For a single home theater speaker, the inverse square law predicts that a listener at 2 meters experiences 6 dB less SPL than a listener at 1 meter. For a large concert venue, an engineer might measure 103 dB at 10 meters in front of the stage and use this calculator to predict the level at 80 meters will be approximately 84 dB, a drop of about 18 dB. Line arrays used in large concerts attenuate more slowly (3 dB per doubling), which is why venues favor them for even coverage across long throws. The formula only models free-field propagation and does not account for room reflections, air absorption, or barriers.
Yes. The inverse square law describes geometric spreading only, which is the dominant factor at short distances. At longer distances, atmospheric absorption becomes significant and adds extra attenuation beyond what geometry alone predicts. High frequencies are absorbed most severely. Temperature gradients in the atmosphere cause sound to refract: on a warm day with a cool upper layer, sound bends upward and the level at ground level drops faster than predicted. On a cool night with a warm inversion layer above, sound bends downward and can travel farther than expected. Humidity reduces absorption slightly at mid-to-high frequencies. This calculator models ideal free-field geometric spreading without atmospheric corrections.
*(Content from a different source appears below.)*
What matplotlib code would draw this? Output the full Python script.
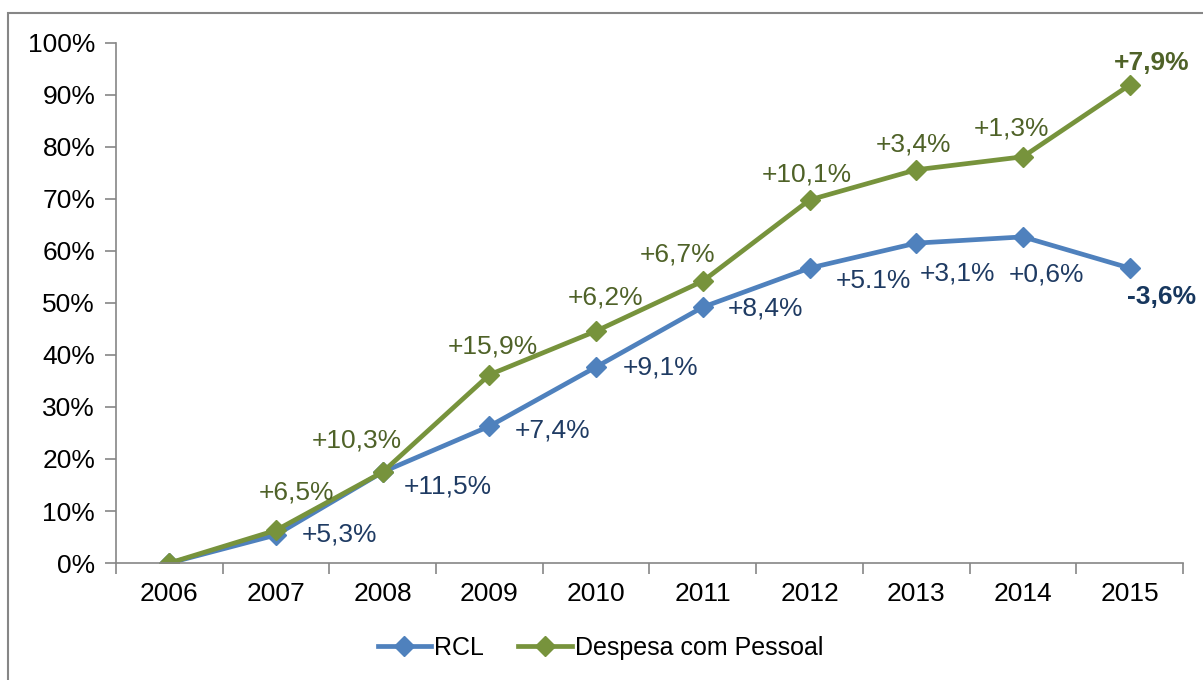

The decibel is a physical measure of sound pressure, but perceived loudness follows a different curve. The widely used rule of thumb from psychoacoustic research is that a 10 dB increase in measured level corresponds to a doubling of perceived loudness, and a 10 dB decrease sounds approximately half as loud. This is based on Stevens Power Law and studies using the sone loudness scale. A 3 dB change is at the threshold of noticeable difference for most listeners. A 20 dB drop sounds about one-quarter as loud, and a 30 dB drop sounds about one-eighth as loud. These are approximations because perceived loudness also depends on frequency content, listening environment, and individual hearing.